Die städtische Wohnung der Familie B. ist der Palast B. (Palazzo B.), einer der prächtigsten in Rom. Er wurde von Martino Lunghi und Flaminio Ponzio Ende des 16. Jahrh. erbaut und heißt seiner Form nach Il Cembalo (die Zimbel). Der Portikus des innern Hofs (s. Tafel: Italienische Kunst VIII, Fig. 1) wird von 96 Granitsäulen getragen. Die Gemäldesammlung behauptete bisher neben der vatikanischen den ersten Rang unter den röm. Galerien, hat aber durch die Ende 1888 erfolgte Entfernung zahlreicher bedeutender Bilder nicht unwesentlich verloren. Sie enthält u. a. an Meisterwerken: Die Grablegung von Raffael; Danae von Correggio; Jagd der Diana, Cumäische Sibylle von Domenichino; Raub der Europa von Arpino; Erziehung Amors durch Venus und die Grazien, Himmlische und irdische Liebe von Tizian; Grablegung, Christus am Kreuz von van Dyck.
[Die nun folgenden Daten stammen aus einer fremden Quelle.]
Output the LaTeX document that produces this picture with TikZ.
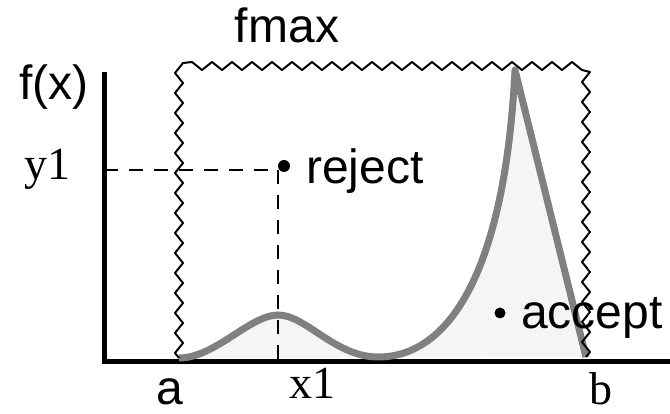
\documentclass[tikz,border=0pt]{standalone}
\usepackage{fontspec}
\setmainfont{Liberation Serif}
\setsansfont{Liberation Sans}
\usetikzlibrary{decorations.pathmorphing}

\definecolor{curvegray}{HTML}{808080}
\definecolor{areagray}{HTML}{F5F5F5}

\tikzset{
  axis/.style={line width=5pt},
  envelope/.style={decorate, line width=2pt, line join=round,
    decoration={zigzag, segment length=20pt, amplitude=4pt}},
  density/.style={draw=curvegray, line width=7pt, line join=round},
  guide/.style={line width=2pt, dash pattern=on 14pt off 11pt},
  lbl/.style={inner sep=0pt, anchor=base, font=\sffamily\fontsize{48}{52}\selectfont},
  rml/.style={inner sep=0pt, anchor=base, font=\rmfamily\fontsize{46}{50}\selectfont}
}

\begin{document}
\begin{tikzpicture}[x=1pt, y=-1pt, line cap=butt]
  \useasboundingbox (0,0) rectangle (670,414);

  % Axis corner points
  \coordinate (top) at (104, 72);
  \coordinate (end) at (670, 362);

  % Curve points: a, bump, valley, peak, b
  \coordinate (a)    at (179, 358);
  \coordinate (bump) at (278, 315);
  \coordinate (dip)  at (378, 357);
  \coordinate (peak) at (515, 70);
  \coordinate (b)    at (586, 357);

  % Envelope corners (fmax)
  \coordinate (ftl) at (179, 66);
  \coordinate (ftr) at (586, 66);

  % Sample point
  \coordinate (hit) at (278, 170);
  \coordinate (yax) at (104, 170);
  \coordinate (xax) at (278, 362);

  % Axes
  \draw[axis] (top) |- (end);

  % Area under f(x)
  \fill[areagray] (a) .. controls (215,358) and (250,315) .. (bump)
    .. controls (306,315) and (335,357) .. (dip)
    .. controls (450,357) and (505,270) .. (peak) -- (b) -- cycle;
  \draw[density] (a) .. controls (215,358) and (250,315) .. (bump)
    .. controls (306,315) and (335,357) .. (dip)
    .. controls (450,357) and (505,270) .. (peak) -- (b);

  % Zigzag box at height fmax
  \draw[envelope] (a) -- (ftl) -- (ftr) -- (b);

  % Dashed guides to y1 and x1
  \draw[guide] (yax) -- (hit);
  \draw[guide] (hit) -- (xax);

  % Sample dots
  \fill (284, 166) circle (6pt) coordinate (rej);
  \fill (500, 313) circle (5.5pt) coordinate (acc);

  % Labels
  \node[lbl] (fmax) at (287, 43) {fmax};
  \node[lbl] (fx) at (54, 100) {f(x)};
  \node[rml] (y1) at (47, 180) {y1};
  \node[lbl, anchor=base west] (reject) at (306, 184) {reject};
  \node[lbl, anchor=base west] (accept) at (521, 329) {accept};
  \node[lbl] (la) at (170, 404) {a};
  \node[rml] (x1) at (312, 398) {x1};
  \node[rml] (lb) at (601, 404) {b};
\end{tikzpicture}
\end{document}
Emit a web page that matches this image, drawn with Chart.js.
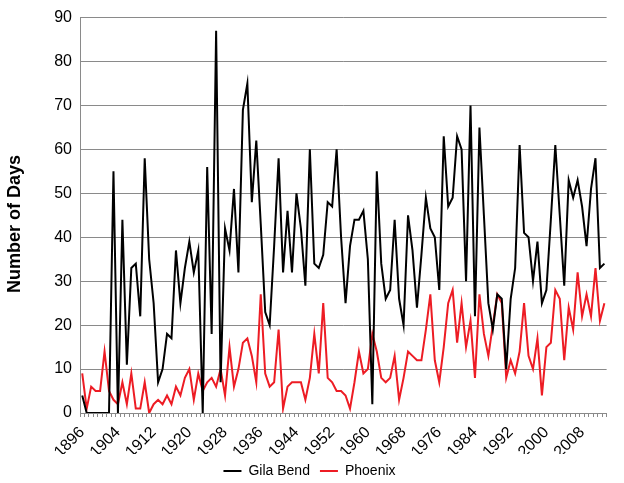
<!DOCTYPE html>
<html>
<head>
<meta charset="utf-8">
<script src="https://cdn.jsdelivr.net/npm/chart.js@4"></script>
<style>
  html, body { margin: 0; padding: 0; background: #fff; }
  #wrap { width: 624px; height: 483px; }
</style>
</head>
<body>
<div id="wrap"><canvas id="heatChart" width="624" height="483"></canvas></div>
<script>
// years 1896 - 2013
const firstYear = 1896;
const lastYear = 2013;
const years = [];
for (let y = firstYear; y <= lastYear; y++) years.push(String(y));

// days per year
const gilaBend = [
  4, 0, 0, 0, 0, 0, 0, 55, 0, 44,
  11, 33, 34, 22, 58, 35, 25, 7, 10, 18,
  17, 37, 25, 33, 39, 32, 37, 0, 56, 18,
  87, 7, 42, 37, 51, 32, 69, 75, 48, 62,
  43, 23, 20, 38, 58, 32, 46, 32, 50, 42,
  29, 60, 34, 33, 36, 48, 47, 60, 40, 25,
  38, 44, 44, 46, 35, 2, 55, 34, 26, 28,
  44, 26, 20, 45, 37, 24, 36, 49, 42, 40,
  28, 63, 47, 49, 63, 60, 30, 70, 22, 65,
  45, 25, 19, 27, 26, 10, 26, 33, 61, 41,
  40, 30, 39, 25, 28, 44, 61, 45, 29, 53,
  49, 53, 47, 38, 51, 58, 33, 34
];
const phoenix = [
  9, 1, 6, 5, 5, 14, 5, 3, 2, 7,
  2, 9, 1, 1, 7, 0, 2, 3, 2, 4,
  2, 6, 4, 8, 10, 3, 9, 5, 7, 8,
  6, 10, 4, 15, 6, 10, 16, 17, 13, 7,
  27, 9, 6, 7, 19, 1, 6, 7, 7, 7,
  3, 8, 18, 9, 25, 8, 7, 5, 5, 4,
  1, 7, 14, 9, 10, 18, 14, 8, 7, 8,
  13, 3, 8, 14, 13, 12, 12, 19, 27, 12,
  7, 15, 25, 28, 16, 25, 15, 21, 8, 27,
  18, 13, 20, 27, 25, 8, 12, 9, 14, 25,
  13, 10, 17, 4, 15, 16, 28, 26, 12, 24,
  19, 32, 22, 27, 22, 33, 21, 25
];
const yTicks = [0, 10, 20, 30, 40, 50, 60, 70, 80, 90];
const labelEvery = 8;
const yTitle = 'Number of Days';

const fontFam = "'Liberation Sans', Arial, sans-serif";
const gridGray = '#8a8a8a';

// y axis title sits a bit below the middle of the plot in the original
const yTitlePlugin = {
    id: 'yTitle',
    afterDraw(chart) {
        const c = chart.ctx;
        c.save();
        c.translate(15, 224);
        c.rotate(-Math.PI / 2);
        c.font = 'bold 18px ' + fontFam;
        c.fillStyle = '#000';
        c.textAlign = 'center';
        c.textBaseline = 'middle';
        c.fillText(yTitle, 0, 0);
        c.restore();
    }
};

let ctx = document.getElementById('heatChart').getContext('2d');
let chart = new Chart(ctx, {
    type: 'line',
    data: {
        labels: years,
        datasets: [{
            label: 'Gila Bend',
            data: gilaBend,
            borderColor: '#000000',
            backgroundColor: '#000000',
            borderWidth: 2,
            pointRadius: 0,
            tension: 0
        }, {
            label: 'Phoenix',
            data: phoenix,
            borderColor: '#ed1c24',
            backgroundColor: '#ed1c24',
            borderWidth: 2,
            pointRadius: 0,
            tension: 0
        }]
    },
    options: {
        responsive: false,
        animation: false,
        layout: { padding: { top: 17, right: 5, left: 0, bottom: -5 } },
        plugins: {
            tooltip: { enabled: false },
            legend: {
                position: 'bottom',
                labels: {
                    usePointStyle: true,
                    pointStyle: 'line',
                    pointStyleWidth: 18,
                    padding: 10,
                    color: '#000',
                    font: { family: fontFam, size: 14 }
                }
            }
        },
        scales: {
            x: {
                type: 'category',
                offset: true,
                grid: {
                    offset: true,
                    drawOnChartArea: false,
                    drawTicks: true,
                    tickLength: 4,
                    color: gridGray
                },
                border: { color: gridGray, width: 1 },
                ticks: {
                    autoSkip: false,
                    maxRotation: 45,
                    minRotation: 45,
                    padding: 6,
                    color: '#000',
                    font: { family: fontFam, size: 16 },
                    callback: function (val, i) {
                        return i % labelEvery === 0 ? years[i] : '';
                    }
                },
                afterFit: function (scale) { scale.height = 41; }
            },
            y: {
                min: yTicks[0],
                max: yTicks[yTicks.length - 1],
                afterBuildTicks: function (scale) {
                    scale.ticks = yTicks.map(v => ({ value: v }));
                },
                grid: { color: gridGray, drawTicks: false },
                border: { color: gridGray, width: 1 },
                ticks: {
                    padding: 8,
                    color: '#000',
                    font: { family: fontFam, size: 16 }
                },
                afterFit: function (scale) { scale.width = 80; }
            }
        }
    },
    plugins: [yTitlePlugin]
});
</script>
</body>
</html>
Zur Befriedigung der Gläubiger des verschuldeten jetzigen Fürsten Paolo B. kamen 1892 die Kunstschätze und das Mobiliar des Palastes B. zur Versteigerung. - Vgl. Lermolieff (G. Morelli), Kunstkritische Studien über ital. Malerei. 1. Bd.: Die Galerien B. und Doria Panfili in Rom (Lpz. 1890). - Die Villa B. vor der Porta del Popolo in Rom, der Sommerpalast des Borghesischen Fürstengeschlechts, vom Kardinal Scipione B. angelegt und später durch die Gärten Giustiniani vergrößert, mit reizenden, etwa 50 qkm umfassenden Anlagen, war ehemals wegen ihrer Kunstschätze berühmt, die sich jetzt großenteils in Paris befinden, u. a. der sog. Borghesische Fechter (s. Agasias). Das Kasino der Villa, 1782 prächtig erneuert, enthält auch gegenwärtig noch eine ansehnliche Sammlung antiker Statuen (z. B. die Statue eines tanzenden Satyrs), einige bedeutende moderne Skulpturen (die Statue der Pauline B., Schwester Napoleons I., von Canova) und Inschriften, auch schöne Fresken von Rossi. Von dem Fürsten Camillo vergrößert, litten die Anlagen sehr bei der Belagerung Roms 1849, sind jedoch jetzt wieder ein beliebter Aufenthaltsort.